Daha düne kadar siyasette inanılmaz bir hoşgörüsüzlük vardı. Hemen her düşünce ya da ideolojide, reddedilen, beğenilmeyen başka düşünce, görüş ya da ideolojide olanlar “öteki” idi, siyasette “hainler” ve “hırsızlar” vardı. 
Bu durum günümüzde de pek değişmedi. Belki “öteki” değişti o kadar! Artık “hainlik” yok, “hırsızlık” “ortak değer” oldu. Buna karşın Kıbrıs sorunu ile ilgili en küçük eleştiriniz, hatta “doğru”yu işaret etmeniz, sizi “Kıbrıs’a çözüm bulma karşıtı” ya da “statükodan nemalanan kişi” yapar; çözüm yanlısı görüşleriniz ise “tavla teslim” olduğunuzu ve “nasıl olursa olsun bir çözüm istediğinizi” gösterir.  Doğal olarak “gerçekten çözüm istemeyenler” ya da “statükodan nemalananlar” da var, “tavla teslim olmaya hazır” ya da “nasıl olursa olsun bir çözüm isteyenler” de! Ve bana göre onlar da, dışlanmadan, ötekileştirilmeden görüşlerini dile getirebilmelidirler.        

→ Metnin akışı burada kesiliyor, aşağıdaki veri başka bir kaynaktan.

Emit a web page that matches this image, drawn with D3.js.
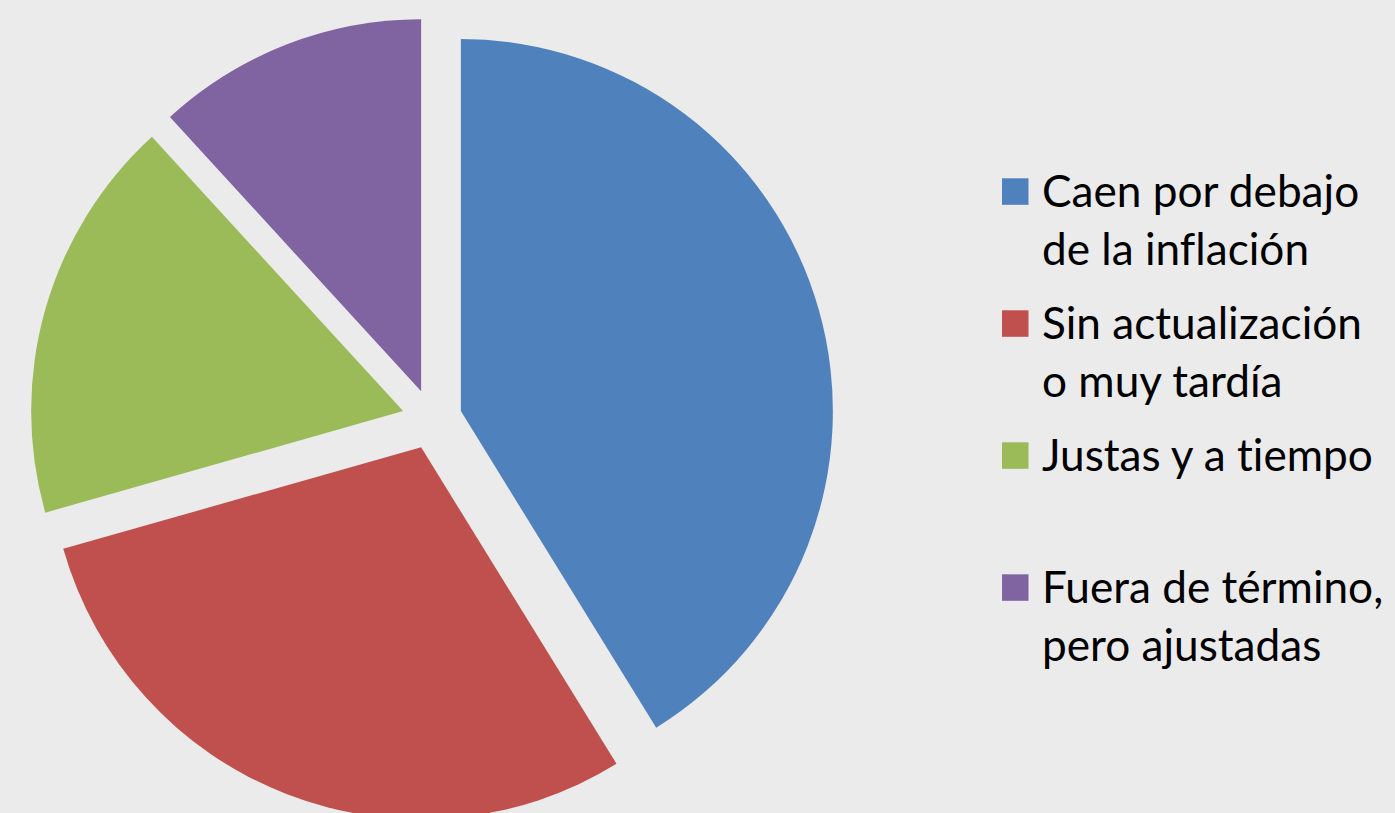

Hoşgörüsüzlük, diyalogsuzluk, uzlaşmazlık bir yana, işin bir de başka yönü var. En yaşamsal konularda bile halkımızda kafa karışıklığı, yorgunluk, ümitsizlik ve yılgınlık belirtileri görülmektedir. Bir yanda yığın halindeki çözümsüz iç sorunlar; hantal, verimsiz ve kaynak tüketici kamu yönetimi; ekonomik sorunlar; yaşam ve demokrasi biçimi haline gelen popülizm; diğer yanda Varoluş Savaşımı’mızın geldiği kritik aşama söz konusudur. Bu durum ve süregelen çatışma ortamı, aklı başında herkesi düşündürmelidir. Yapılması gereken, toplumu saran ”toz dumanı” öncelikle dağıtmak; restleşme, ötekileştirme yerine hoşgörü, diyalog ve uzlaşma kültürünü; basiretsizlik yerine basireti; akıl tutulması yerine aklı koymaktır. Diyalog ve uzlaşı ortamının ve kültürünün oluşmasında resmi taraf kadar sivil topluma da görev düşmektedir. Bu bir sosyal sorumluluk meselesidir ve toplum, kurumsallaşmış saflaşma ve çatışmaya kurban edilmemelidir.  
Bunu söylerken, ”toz duman içinde ferman okumanın” çok da kolay olmadığını biliyorum. Marifet, (hiçbir özrün başarının yerine geçemeyeceğini bilerek) kolayı değil, zoru  başarabilmektir.